In Canada, we'll talk about cancer, infections, colds, flu and other forms of malaise the way my journalism professors tell me I should write news stories: on-topic, answering obvious questions. For the flu, obvious questions are "was that H1N1?" and "how many sick days did you take?" and for cancer, "will she be all right?" and "did the doctors tell us the odds it'll recur?"
In the United States, however, talk time is squandered on two off-topic questions: "how much will it cost?" and "how are you going to pay for that?"
Example: in Canada, I once had an ear infection and cured it with antibiotics. In the States, I had a concussion that led to a $7,000 hospital bill. I'm not ranting about the $7,000 (today, at least): I'm pointing out that in Canada, my synopsis covers the state of my health rather than the state of my wallet.

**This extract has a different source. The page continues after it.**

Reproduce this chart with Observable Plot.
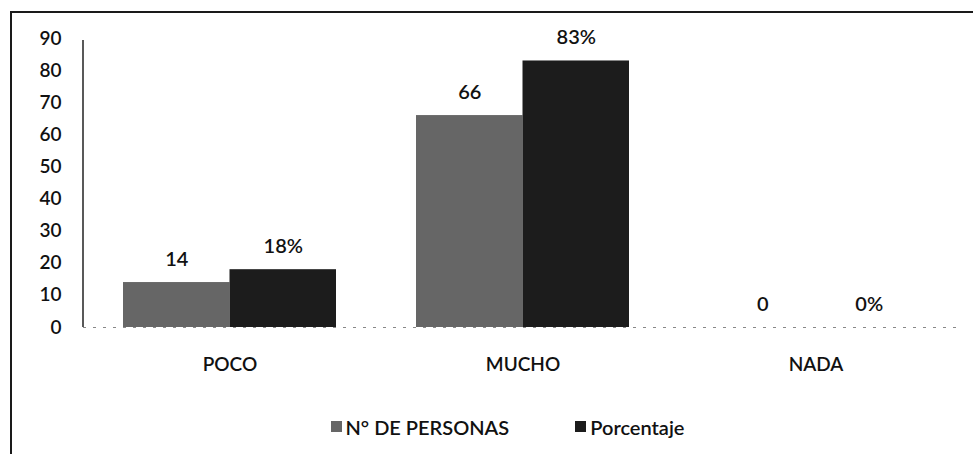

In Canada, dentist chats follow American tradition, inspecting price more than teeth. My braces extracted two years of coolness from my youth, but they also pulled two years of financial security from my mother's budget. Cost leaps into discussions about my teeth somewhere after "I wore a headgear some nights" and before "I had to eat through a straw when my braces were tightened every month." This implies the bank account hurt more than my mouth, even though I still have the odd nightmare about tooth pain.
I'm commenting on banter, not bills, budgets or politics. No matter what American health care reforms arrive in the coming months, I doubt most American dinner talk about cancer in the family will shed its monetary overtones anytime soon. But to me, every conversation about life and well-being that sidesteps money is a step closer to utopia.